ISpA has taken the opposite position, arguing that exemptions block ITC and raise costs. “Current GST exemptions inadvertently block ITC, raising costs for domestic missions and distorting competitiveness,” said Bhatt, recommending that satellites, launch vehicles, and launch services be classified as “Zero-Rated Supplies, not exempt supplies”.
Meanwhile, Deloitte also backed an ITC-led approach for infrastructure buildouts, recommending “full GST Input Tax Credit refunds” on capital assets—reinforcing ISpA’s argument that exemptions can block credits and raise effective costs.
Impact: This is the clearest contradiction. Telecom’s exemption-led relief may ease immediate cash constraints, while the space sector is pushing for a GST architecture that preserves ITC flow through zero-rating and refunds.
A budget solution that relies on exemptions risks creating asymmetry unless the GST design simultaneously protects ITC availability for long-cycle space manufacturing.
Procurement Push Signals a Different State Role
ISpA has placed demand creation at the centre of its proposal, recommending that at least 50% of government procurement for space-based services, hardware, and missions be sourced from Indian private entities, under the oversight of Indian National Space Promotion and Authorisation Centre (IN-SPACe).

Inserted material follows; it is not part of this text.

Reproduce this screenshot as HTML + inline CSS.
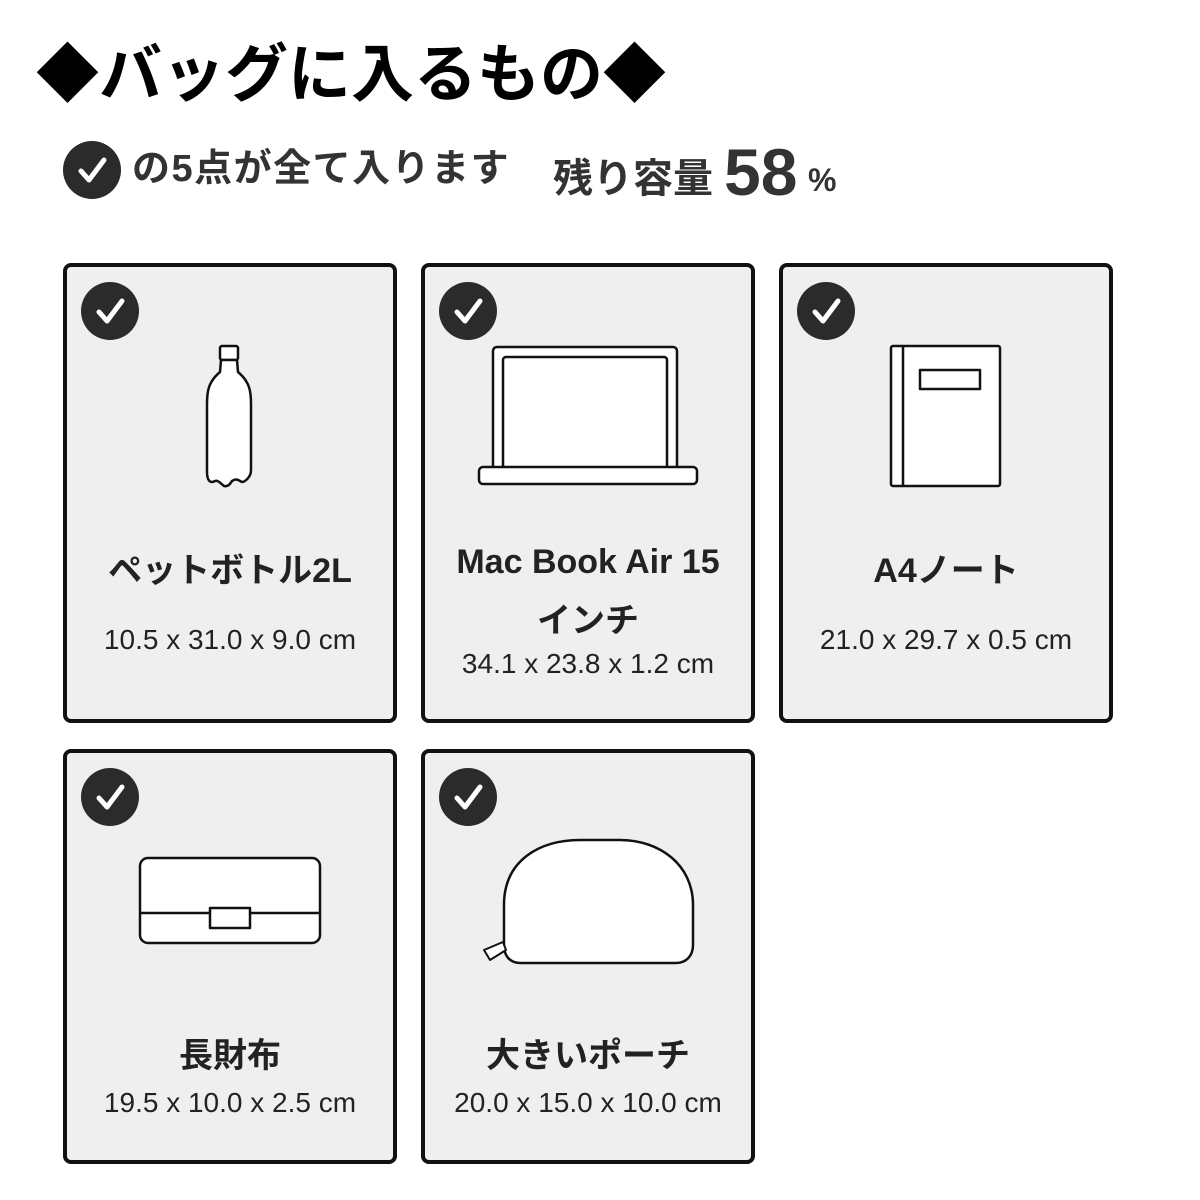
<!DOCTYPE html>
<html><head><meta charset="utf-8"><style>
body{margin:0;width:1200px;height:1200px;background:#fff;position:relative;overflow:hidden;font-family:"Liberation Sans","Noto Sans CJK JP",sans-serif;color:#222}
.a{position:absolute;white-space:nowrap}
.card{position:absolute;width:334px;box-sizing:border-box;border:4px solid #111;border-radius:8px;background:#efefef}
.t{position:absolute;width:100%;text-align:center;font-weight:bold;font-size:34px;color:#222}
.d{position:absolute;width:100%;text-align:center;font-size:28px;color:#222}
</style></head><body>
<div class="a" style="left:36px;top:30px;font-size:63px;font-weight:bold;color:#000;line-height:90px">◆バッグに入るもの◆</div>
<div class="a" style="left:132px;top:144px;font-size:38px;font-weight:bold;color:#333;line-height:50px;letter-spacing:1.5px">の5点が全て入ります</div>
<div class="a" style="left:553px;top:154px;font-size:40px;font-weight:bold;color:#333;line-height:50px">残り容量</div>
<div class="a" style="left:724px;top:136px;font-size:66px;font-weight:bold;color:#333;line-height:72px">58</div>
<div class="a" style="left:808px;top:160px;font-size:32px;font-weight:bold;color:#333;line-height:40px">%</div>

<div class="card" style="left:63px;top:263px;height:460px"><div class="t" style="top:276px">ペットボトル2L</div><div class="d" style="top:357px">10.5 x 31.0 x 9.0 cm</div></div>
<div class="card" style="left:421px;top:263px;height:460px"><div class="t" style="top:276px">Mac Book Air 15</div><div class="t" style="top:326px">インチ</div><div class="d" style="top:381px">34.1 x 23.8 x 1.2 cm</div></div>
<div class="card" style="left:779px;top:263px;height:460px"><div class="t" style="top:276px">A4ノート</div><div class="d" style="top:357px">21.0 x 29.7 x 0.5 cm</div></div>
<div class="card" style="left:63px;top:749px;height:415px"><div class="t" style="top:275px">長財布</div><div class="d" style="top:334px">19.5 x 10.0 x 2.5 cm</div></div>
<div class="card" style="left:421px;top:749px;height:415px"><div class="t" style="top:275px">大きいポーチ</div><div class="d" style="top:334px">20.0 x 15.0 x 10.0 cm</div></div>

<svg class="a" style="left:0;top:0" width="1200" height="1200" viewBox="0 0 1200 1200">
<defs><g id="ck"><circle r="29" fill="#2b2b2b"/><path d="M-11,1 L-3,10 L12,-10" fill="none" stroke="#fff" stroke-width="5" stroke-linecap="round" stroke-linejoin="round"/></g></defs>
<use href="#ck" x="92" y="170"/>
<use href="#ck" x="110" y="311"/><use href="#ck" x="468" y="311"/><use href="#ck" x="826" y="311"/>
<use href="#ck" x="110" y="797"/><use href="#ck" x="468" y="797"/>
<g fill="#fff" stroke="#111" stroke-width="2.5" stroke-linejoin="round">
<rect x="220" y="346" width="18" height="14" rx="2"/>
<path d="M221,360 L237,360 L238,372 C250,382 251,392 251,404 L251,470 C251,478 244,482 242,482 C238,480 236,478 232,481 C230,484 228,487 224,486 C220,483 218,480 215,481 C210,484 207,480 207,472 L207,404 C207,392 208,382 220,372 Z"/>
<rect x="493" y="347" width="184" height="125" rx="4"/>
<rect x="503" y="357" width="164" height="113" rx="3"/>
<rect x="479" y="467" width="218" height="17" rx="4"/>
<rect x="891" y="346" width="109" height="140" rx="2"/>
<line x1="903" y1="346" x2="903" y2="486"/>
<rect x="920" y="370" width="60" height="19"/>
<rect x="140" y="858" width="180" height="85" rx="8"/>
<path d="M140,913 L320,913"/>
<rect x="210" y="908" width="40" height="20"/>
<path d="M504,945 L504,905 C504,860 540,840 580,840 L620,840 C660,840 693,865 693,905 L693,945 C693,956 686,963 676,963 L520,963 C510,963 504,956 504,945 Z"/>
<path d="M503,942 L484,950 L490,960 L506,950 Z" stroke-width="2"/>
</g>
</svg>
</body></html>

“Predictable demand is the single most powerful driver of private investment,” Bhatt said, adding that “a formal procurement mandate will anchor industry growth while allowing ISRO to focus on strategic and exploratory missions.”

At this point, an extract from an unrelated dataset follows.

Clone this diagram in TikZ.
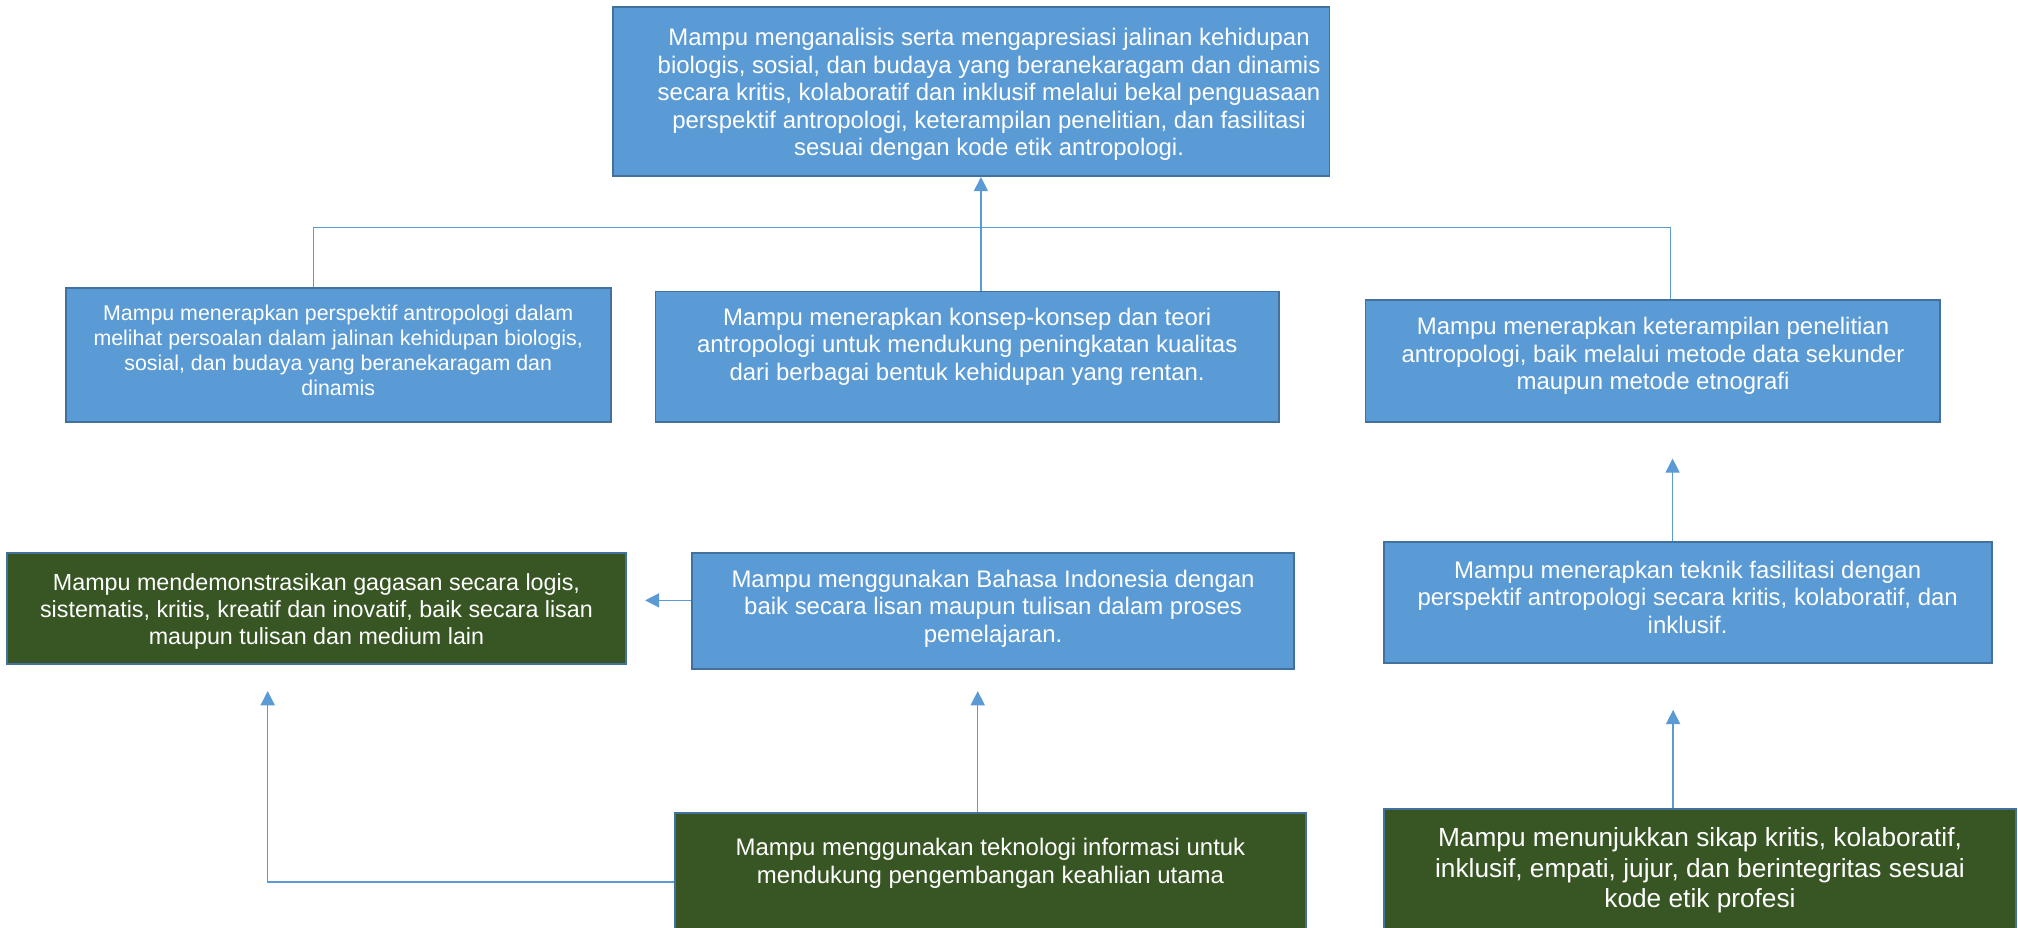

COAI’s note does not seek procurement mandates. Its model is burden reduction—levy relief and GST reforms—to enable market-led rollout funded through improved cash flows and investment headroom.

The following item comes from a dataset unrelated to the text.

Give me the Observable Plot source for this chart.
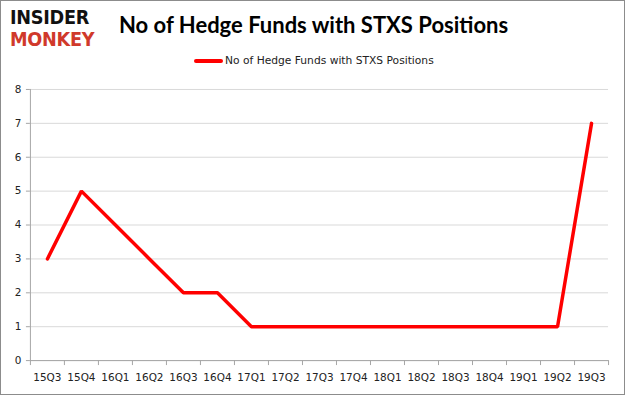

Impact: This presents a policy instinct tension: space seeks government as an anchor buyer to scale domestic capability, while telecom seeks fiscal relief so operators invest independently. Budget choices here will determine whether India’s connectivity-industrial policy becomes more procurement-driven or relief-driven.
Satellite Data Controls May Shape Satcom Scale
ISpA has recommended empanelment and secure-access frameworks for satellite data as its use expands across governance and commercial applications. It has suggested procurement only from empanelled Indian companies, geo-tagging of space entities and authorised users, restricting access to sensitive satellite data, and linking incentive eligibility to compliance.
“With growing use of satellite-derived data in governance and commercial applications, standardisation and security are critical,” ISpA said, proposing “a structured procurement and access framework” to support the domestic industry while safeguarding national interests.
Impact: Stronger access controls can improve national security and reduce the risk of misuse as satellite-derived services scale. However, as telecom and satcom converge into hybrid operating models, controls that are not designed for speed and simplicity could add compliance friction for service providers and slow deployment.
One Infrastructure Stack, Two Policy Instincts
Telecom and space are converging into a single connectivity stack—where fibre and radio networks form the base, and satellites increasingly add redundancy, backhaul, remote reach, and mission-grade resilience. In that sense, COAI and ISpA are aligned in positioning connectivity as national infrastructure rather than merely a service-sector output.
Yet the prescriptions differ. Telecom’s approach is relief-led: cut levies, rationalise GST burden points, and recalibrate spectrum economics to release investment headroom.
Space is capability-led: recognise infrastructure, lower capital cost, mandate procurement participation, rationalise taxes through ITC-friendly design, and strengthen regulatory certainty to crowd in private investment.
For Budget 2026–27, the challenge is to balance these without distortion. GST is the immediate example, but the same trade-off applies across fiscal headroom, incentives, and regulatory design—especially as telecom networks increasingly absorb satcom capabilities into mainstream connectivity planning.